Grégory Valton a longtemps été photographe. Un photographe-marcheur, endurant et introspectif, un photographe-narrateur, racontant les histoires des lieux qu’il traverse et des êtres qu’il rencontre. Il y a dans ses œuvres une tension palpable entre la forte présence, parfois fantomatique, de son histoire familiale, et la tentative de s’en détacher. Un paradoxe entre l’expression nécessaire d’une subjectivité, l’acceptation d’un vécu personnel tragique, et le besoin primordial d’objectiver les faits, de les mettre à distance. Comme des souvenirs et des questionnements qui vous habitent et qui vous rongent, mêlés au souhait profond que jamais ils ne vous définissent.
    Grégory Valton réactive les mémoires collective et individuelle par le geste. Il retourne sur les pas de Robert Desnos, déporté et décédé en 1945 en République Tchèque (La furtive, 2007-2022) et marche alors huit heures par jour, sur deux cents kilomètres. L’épuisement du corps se confronte à la dureté de l’Histoire. Il réalise l’inventaire des affaires de sa mère (L’inventaire, 2015), qu’il traite avec beaucoup de précaution, muni de gants blancs pour les manipuler. Le geste est précis et donne à l’objet intime le statut d’un sujet d’étude scientifique. Dans Ce qui se repose (2008-2023), il capture les paysages du village natal de sa mère et met en lumière la disparition et le manque d’un être cher, côtoyant ainsi l’absence et le vide.  

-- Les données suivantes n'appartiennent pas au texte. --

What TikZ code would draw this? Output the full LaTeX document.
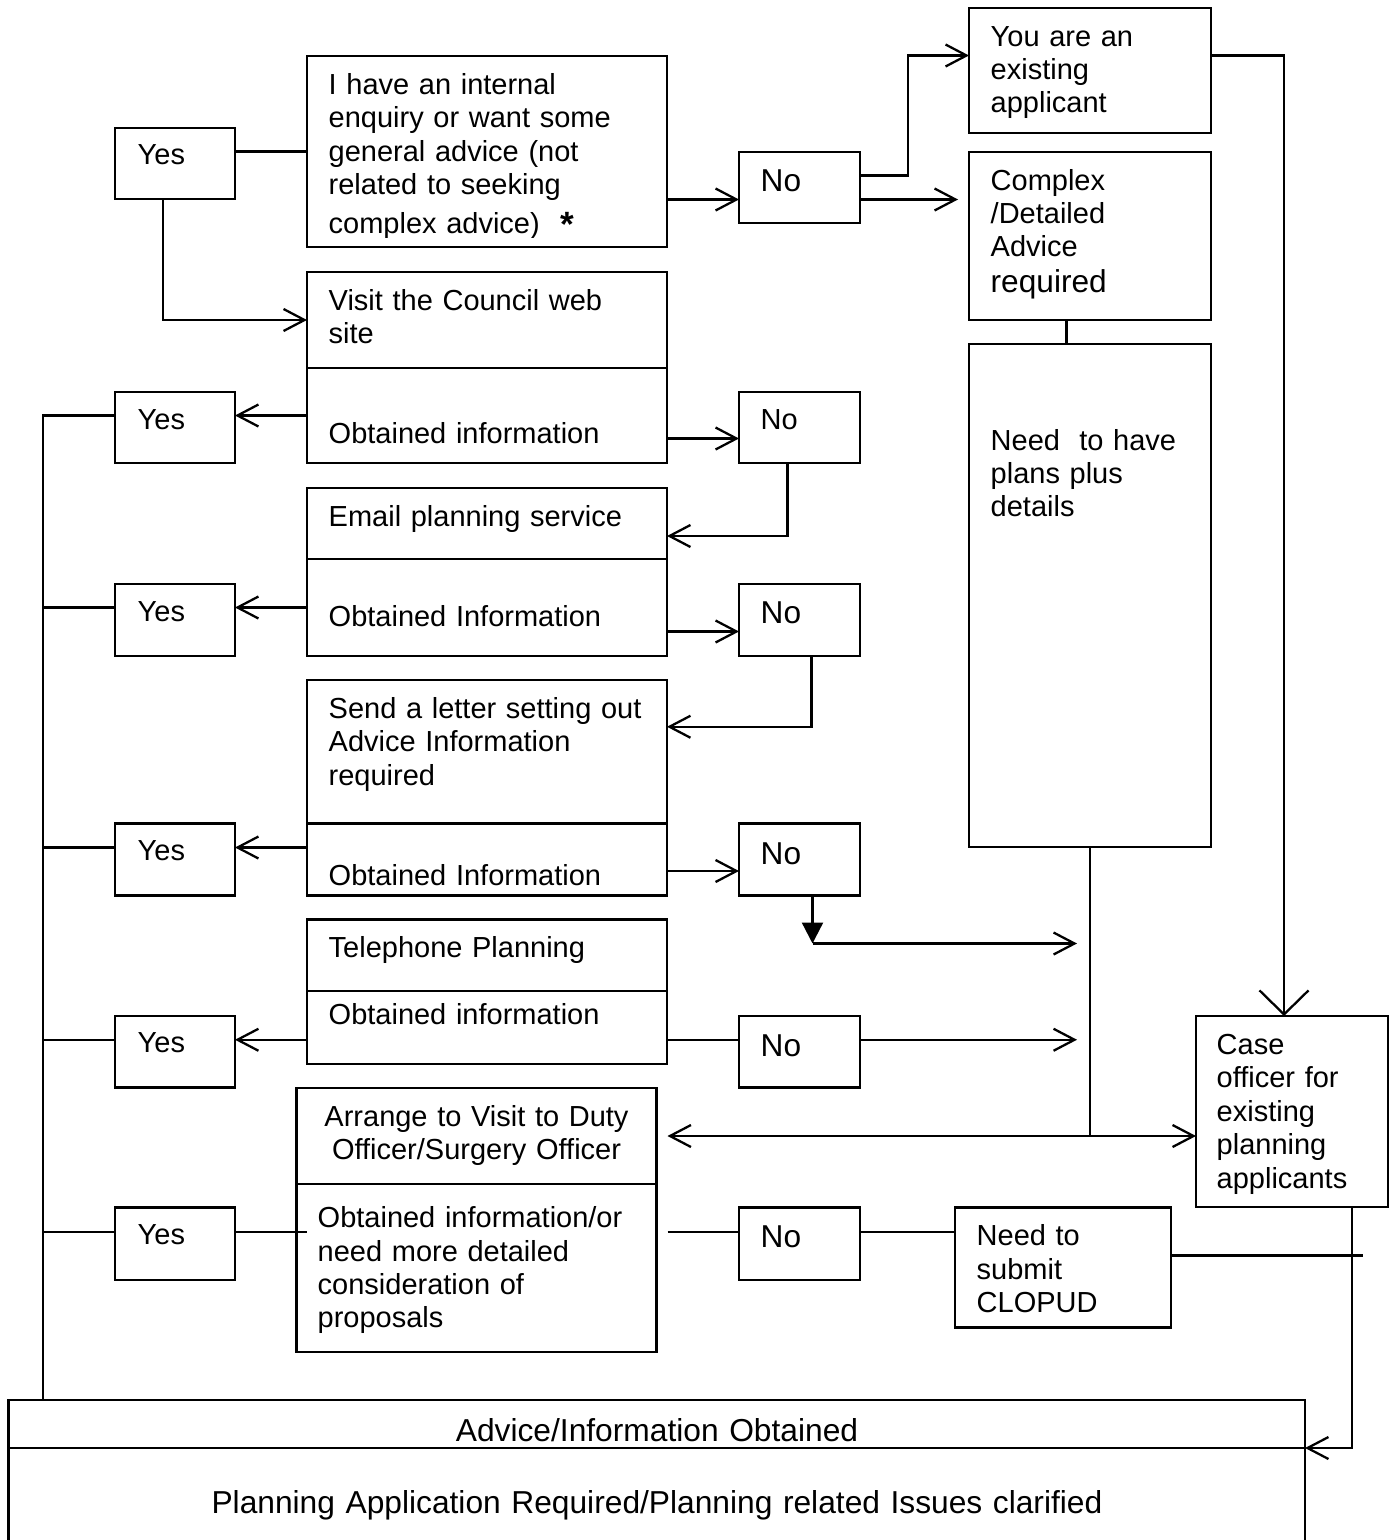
\documentclass[tikz,border=0pt]{standalone}
\usepackage{fontspec}
\setmainfont{Liberation Sans}
\usetikzlibrary{arrows.meta,calc,fit}
\newcommand\fa{\fontsize{8.25pt}{9.53pt}\selectfont}
\newcommand\fno{\fontsize{9pt}{9.53pt}\selectfont}
\newcommand\fbig{\fontsize{9.03pt}{9.53pt}\selectfont}
\newcommand\bx[5]{\node[box, fit={(#2,#3) (#4,#5)}] (#1) {};}
\begin{document}
\begin{tikzpicture}[x=0.1mm,y=-0.1mm,
  lw/.style={line width=0.65pt},
  box/.style={draw, lw, inner sep=0pt, outer sep=0pt, rectangle},
  lbl/.style={anchor=base west, inner sep=0pt, text width=#1, align=left, font=\fa},
  lbl/.default=60mm,
  clbl/.style={anchor=base, inner sep=0pt, text width=#1, align=center, font=\fa},
  clbl/.default=60mm,
  arr/.style={lw, -{Straight Barb[length=2.1mm,width=2.2mm]}},
  arrtwo/.style={lw, {Straight Barb[length=2.1mm,width=2.2mm]}-{Straight Barb[length=2.1mm,width=2.2mm]}},
  arrbig/.style={lw, -{Straight Barb[length=2.4mm,width=4.9mm]}},
  arrfill/.style={lw, -{Triangle[length=2.1mm,width=2.1mm]}}
]
\useasboundingbox (0,0) rectangle (1395,1540);
% ---------- boxes ----------
\bx{Yes1}{115}{128}{235}{199}
\bx{A}{307}{56}{667}{247}
\bx{No1}{739}{152}{860}{223}
\bx{You}{969}{8}{1211}{133}
\bx{Cplx}{969}{152}{1211}{320}
\bx{Need}{969}{344}{1211}{847}
\bx{VisitT}{307}{272}{667}{368}
\bx{VisitB}{307}{368}{667}{463}
\bx{Yes2}{115}{392}{235}{463}
\bx{No2}{739}{392}{860}{463}
\bx{EmailT}{307}{488}{667}{559}
\bx{EmailB}{307}{559}{667}{656}
\bx{Yes3}{115}{584}{235}{656}
\bx{No3}{739}{584}{860}{656}
\bx{LetterT}{307}{680}{667}{823.5}
\bx{LetterB}{307}{823.5}{667}{895.5}
\bx{Yes4}{115}{823.5}{235}{895.5}
\bx{No4}{739}{823.5}{860}{895.5}
\bx{TeleT}{307}{919.5}{667}{991}
\bx{TeleB}{307}{991}{667}{1064}
\bx{Yes5}{115}{1016}{235}{1087.5}
\bx{No5}{739}{1016}{860}{1087.5}
\bx{Case}{1196}{1016}{1388}{1207}
\bx{ArrT}{296.5}{1088}{656.5}{1184}
\bx{ArrB}{296.5}{1184}{656.5}{1352}
\bx{Yes6}{115}{1207.5}{235}{1280}
\bx{No6}{739}{1207.5}{860}{1280}
\bx{Clop}{955}{1207.5}{1171}{1327.5}
\bx{BotT}{8.5}{1400}{1305}{1448}
\bx{BotB}{8.5}{1448}{1305}{1600}
% ---------- texts ----------
\node[lbl] (tYes1) at (137,164.7) {Yes};
\node[lbl] (tYes2) at (137,429) {Yes};
\node[lbl] (tYes3) at (137,621) {Yes};
\node[lbl] (tYes4) at (137,860) {Yes};
\node[lbl] (tYes5) at (137,1052.7) {Yes};
\node[lbl] (tYes6) at (137,1244) {Yes};
\node[lbl, font=\fno] (tNo1) at (760,191.7) {No};
\node[lbl] (tNo2) at (760,429.3) {No};
\node[lbl, font=\fno] (tNo3) at (760,623.3) {No};
\node[lbl, font=\fno] (tNo4) at (760,864) {No};
\node[lbl, font=\fno] (tNo5) at (760,1056) {No};
\node[lbl, font=\fno] (tNo6) at (760,1247.3) {No};
\begin{scope}
\clip (307,56) rectangle (667,237);
\node[lbl] (tA) at (328,94.3) {I have an internal\\enquiry or want some\\general advice (not\\related to seeking\\[0.57mm]complex advice)};
\end{scope}
\node[anchor=base, inner sep=0pt, font=\bfseries\fontsize{10pt}{12pt}\selectfont] (tStar) at (567.5,236.7) {*};
\node[lbl] (tYou) at (990,46) {You are an\\existing\\applicant};
\node[lbl] (tCplx) at (990,190) {Complex\\/Detailed\\Advice\\[0.2mm]{\fno required}};
\node[lbl] (tNeed) at (990,450) {Need\ \ to have\\plans plus\\details};
\node[lbl] (tVisitT) at (328,310) {Visit the Council web\\site};
\node[lbl] (tVisitB) at (328,443.5) {Obtained information};
\node[lbl] (tEmailT) at (328,526) {Email planning service};
\node[lbl] (tEmailB) at (328,626.7) {Obtained Information};
\node[lbl] (tLetterT) at (328,718.3) {Send a letter setting out\\Advice Information\\required};
\begin{scope}
\clip (307,823.5) rectangle (667,885);
\node[lbl] (tLetterB) at (328,885.8) {Obtained Information};
\end{scope}
\node[lbl] (tTeleT) at (328,957.3) {Telephone Planning};
\node[lbl] (tTeleB) at (328,1024) {Obtained information};
\node[clbl] (tArrT) at (476.5,1126) {Arrange to Visit to Duty\\Officer/Surgery Officer};
\node[lbl] (tArrB) at (317,1227.5) {Obtained information/or\\need more detailed\\consideration of\\proposals};
\node[lbl] (tClop) at (976,1245.7) {Need to\\submit\\CLOPUD};
\node[lbl] (tCase) at (1216,1054.3) {Case\\officer for\\existing\\planning\\applicants};
\node[clbl=120mm, font=\fbig] (tBotT) at (657,1441) {Advice/Information Obtained};
\node[clbl=120mm, font=\fbig] (tBotB) at (657,1513.3) {Planning Application Required/Planning related Issues clarified};
% ---------- connectors ----------
\coordinate (spTop) at (43,0);
\draw[lw] (Yes1.east |- A.west) -- (A.west);
\draw[arr] ($(Yes1.south)+(-12,0)$) |- (VisitT.west);
\coordinate (n1a) at ($(No1.west)+(0,12)$);
\draw[arr] (A.east |- n1a) -- (n1a);
\coordinate (n1b) at ($(No1.east)+(0,-12)$);
\coordinate (youin) at ($(You.west)+(0,-15)$);
\draw[arr] (n1b) -- ($(n1b)+(48,0)$) |- (youin);
\draw[arr] (No1.east |- n1a) -- ($(Cplx.west |- n1a)+(-11,0)$);
\draw[lw] ($(Cplx.south)+(-23.5,0)$) -- ($(Need.north)+(-23.5,0)$);
\coordinate (youout) at ($(You.east)+(0,-15)$);
\draw[arrbig] (youout) -| ($(Case.north)+(-8,0)$);
% web site row
\draw[arr] (VisitB.west) -- (VisitB.west -| Yes2.east);
\draw[lw] (Yes2.west |- VisitB.west) -- (spTop |- VisitB.west) -- (spTop |- BotT.north);
\coordinate (n2a) at ($(No2.west)+(0,11)$);
\draw[arr] (VisitB.east |- n2a) -- (n2a);
\draw[arr] ($(No2.south)+(-12,0)$) |- ($(EmailT.east)+(0,12.5)$);
% email row
\draw[arr] (EmailB.west) -- (EmailB.west -| Yes3.east);
\draw[lw] (Yes3.west |- EmailB.west) -- (spTop |- EmailB.west);
\coordinate (n3a) at ($(No3.west)+(0,11.5)$);
\draw[arr] (EmailB.east |- n3a) -- (n3a);
\draw[arr] ($(No3.south)+(12,0)$) |- ($(LetterT.east)+(0,-25)$);
% letter row
\coordinate (y4) at ($(Yes4.east)+(0,-12)$);
\draw[arr] (LetterB.west |- y4) -- (y4);
\draw[lw] (Yes4.west |- y4) -- (spTop |- y4);
\coordinate (n4a) at ($(No4.west)+(0,11.5)$);
\draw[arr] (LetterB.east |- n4a) -- (n4a);
\coordinate (j1) at ($(No4.south)+(13,48)$);
\draw[arrfill] ($(No4.south)+(13,0)$) -- (j1);
\draw[arr] (j1) -- ($(j1 -| Need.south)+(-13,0)$);
% telephone row
\coordinate (t5) at ($(Yes5.east)+(0,-12)$);
\draw[arr] (TeleB.west |- t5) -- (t5);
\draw[lw] (Yes5.west |- t5) -- (spTop |- t5);
\draw[lw] (TeleB.east |- t5) -- (No5.west |- t5);
\draw[arr] (No5.east |- t5) -- ($(t5 -| Need.south)+(-13,0)$);
% duty officer
\coordinate (dbl) at ($(Case.west)+(0,24.5)$);
\draw[lw] (Need.south) -- (Need.south |- dbl);
\draw[arrtwo] ($(ArrT.east |- dbl)+(11,0)$) -- (dbl);
\coordinate (y6) at ($(Yes6.west)+(0,-11.5)$);
\draw[lw] (spTop |- y6) -- (y6);
\draw[lw] (Yes6.east |- y6) -- ($(ArrB.west |- y6)+(10,0)$);
\draw[lw] ($(ArrB.east |- y6)+(11,0)$) -- (No6.west |- y6);
\draw[lw] (No6.east |- y6) -- (Clop.west |- y6);
\coordinate (c7) at ($(Clop.east)+(0,-12)$);
\coordinate (cs) at ($(Case.south)+(60.3,0)$);
\draw[lw] (c7) -- ($(c7 -| cs)+(11,0)$);
\draw[arr] (cs) |- (BotT.south east);
\end{tikzpicture}
\end{document}
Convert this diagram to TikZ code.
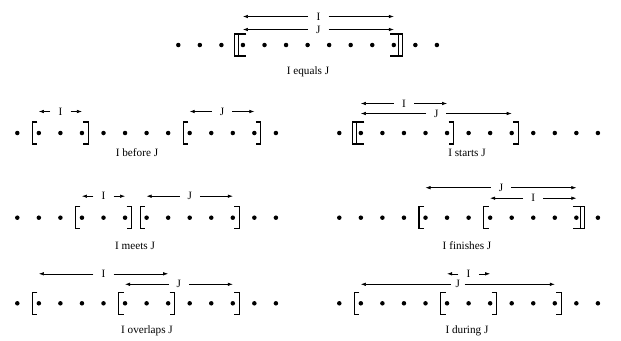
\documentclass[tikz,border=0pt]{standalone}
\usepackage{fontspec}
\setmainfont{Liberation Serif}
\usetikzlibrary{arrows.meta,calc}
\newcommand\intv[6][]{%
  \node[lab,#1,yshift=#4] (#6) at ($(#2)!0.5!(#3)$) {#5};
  \draw[arr] (#6.west) -- (#2 |- #6);
  \draw[arr] (#6.east) -- (#3 |- #6);}
\begin{document}
\begin{tikzpicture}[x=1pt,y=-1pt,
  dot/.style={circle,fill,inner sep=0pt,minimum size=4.5pt},
  lab/.style={inner sep=0pt,minimum width=20pt,font=\fontsize{11.2}{13}\selectfont},
  captext/.style={inner sep=0pt,font=\fontsize{11.2}{13}\selectfont},
  arr/.style={-{Latex[length=5pt,width=3.5pt]},line width=0.6pt},
  brk/.style={line width=1.1pt},
  lbr/.pic={\draw[brk] (-1.5,-11) -- (-6.5,-11) -- (-6.5,11) -- (-1.5,11);},
  rbr/.pic={\draw[brk] (1.5,-11) -- (6.5,-11) -- (6.5,11) -- (1.5,11);},
  dlbr/.pic={\draw[brk] (3.5,-11) -- (-8.5,-11) -- (-8.5,11) -- (3.5,11); \draw[brk] (-4.5,-11) -- (-4.5,11);},
  drbr/.pic={\draw[brk] (-3.5,-11) -- (8.5,-11) -- (8.5,11) -- (-3.5,11); \draw[brk] (4.5,-11) -- (4.5,11);}]
\useasboundingbox (0,0) rectangle (621,340);
% dot rows
\foreach \i in {1,...,13} {
  \node[dot] (a-\i) at ({178.3+(\i-1)*21.55},45) {};
  \node[dot] (b-\i) at ({17.3+(\i-1)*21.55},133) {};
  \node[dot] (c-\i) at ({17.3+(\i-1)*21.55},217.7) {};
  \node[dot] (d-\i) at ({17.3+(\i-1)*21.55},303.3) {};
  \node[dot] (e-\i) at ({339.3+(\i-1)*21.55},133) {};
  \node[dot] (f-\i) at ({339.3+(\i-1)*21.55},217.7) {};
  \node[dot] (g-\i) at ({339.3+(\i-1)*21.55},303.3) {};
}
% I equals J
\pic at (a-4) {dlbr}; \pic at (a-11) {drbr};
\intv{a-4}{a-11}{28.5}{I}{ai}
\intv{a-4}{a-11}{15.5}{J}{aj}
\node[captext] (capa) at (308,72) {I equals J};
% I before J
\pic at (b-2) {lbr}; \pic at (b-4) {rbr}; \pic at (b-9) {lbr}; \pic at (b-12) {rbr};
\intv{b-2}{b-4}{21.5}{I}{bi}
\intv{b-9}{b-12}{21.5}{J}{bj}
\node[captext] (capb) at (137,153) {I before J};
% I starts J
\pic at (e-2) {dlbr}; \pic at (e-6) {rbr}; \pic at (e-9) {rbr};
\intv{e-2}{e-6}{29.5}{I}{ei}
\intv{e-2}{e-9}{19.5}{J}{ej}
\node[captext] (cape) at (467,153) {I starts J};
% I meets J
\pic at (c-4) {lbr}; \pic at (c-6) {rbr}; \pic at (c-7) {lbr}; \pic at (c-11) {rbr};
\intv{c-4}{c-6}{21.5}{I}{ci}
\intv{c-7}{c-11}{21.5}{J}{cj}
\node[captext] (capc) at (135,245.5) {I meets J};
% I finishes J
\pic at (f-5) {lbr}; \pic at (f-8) {lbr}; \pic at (f-12) {drbr};
\intv{f-5}{f-12}{30}{J}{fj}
\intv{f-8}{f-12}{19.5}{I}{fi}
\node[captext] (capf) at (467,245.5) {I finishes J};
% I overlaps J
\pic at (d-2) {lbr}; \pic at (d-6) {lbr}; \pic at (d-8) {rbr}; \pic at (d-11) {rbr};
\intv{d-2}{d-8}{29.5}{I}{di}
\intv{d-6}{d-11}{19}{J}{dj}
\node[captext] (capd) at (147,331) {I overlaps J};
% I during J
\pic at (g-2) {lbr}; \pic at (g-6) {lbr}; \pic at (g-8) {rbr}; \pic at (g-11) {rbr};
\intv{g-6}{g-8}{29.5}{I}{gi}
\intv[minimum width=13pt]{g-2}{g-11}{19}{J}{gj}
\node[captext] (capg) at (467,331) {I during J};
\end{tikzpicture}
\end{document}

    Le vide appelle la chute. La pesanteur se dévoile, les corps s’évanouissent. Dans les performances et vidéos de la série Point de chute (en cours), l’artiste sublime la rigidité du corps, le geste mécanique et la fragilité des objets dans les instants qui précèdent l’inéluctable. Une chorégraphie de l’inattendu, une délicatesse fortuite apparaissent dans ses installations, toujours en équilibre, sur le fil. A l’instar des textes de Samuel Beckett ou des vidéos de Bas jan Ader, qui l’inspirent, la simplicité et la précision des actions permet la répétition, la perte et le renouvellement du sens.  La beauté de la persévérance de l’homme conduit à la vacuité du geste de l’idiot. L’artiste navigue en eaux troubles, entre rire contenu, référence tragique, absurde existentiel et idiotie, avec la chute comme seule boussole.
    Ce geste ultime de Grégory Valton, symbole à la fois du deuil et de l’histoire qui s’écrit à travers le prisme de l’absence, est le don de son appareil photographique argentique à un inconnu (La suppression des images, 2023). Il demande en contrepartie au donataire de lui envoyer ses premières photographies, prises avec la dernière pellicule de l’artiste. Le lâcher-prise est total, ou presque, le détachement se profile vers un renouveau certain. La fin d’une époque artistique et personnelle est marquée par cet acte symbolique de rupture et d’abandon, dans un mouvement d’ouverture de soi vers l’autre. L’artiste se déleste du passé pour partir, plus léger, vers d’autres horizons et expérimentations plastiques et performatives.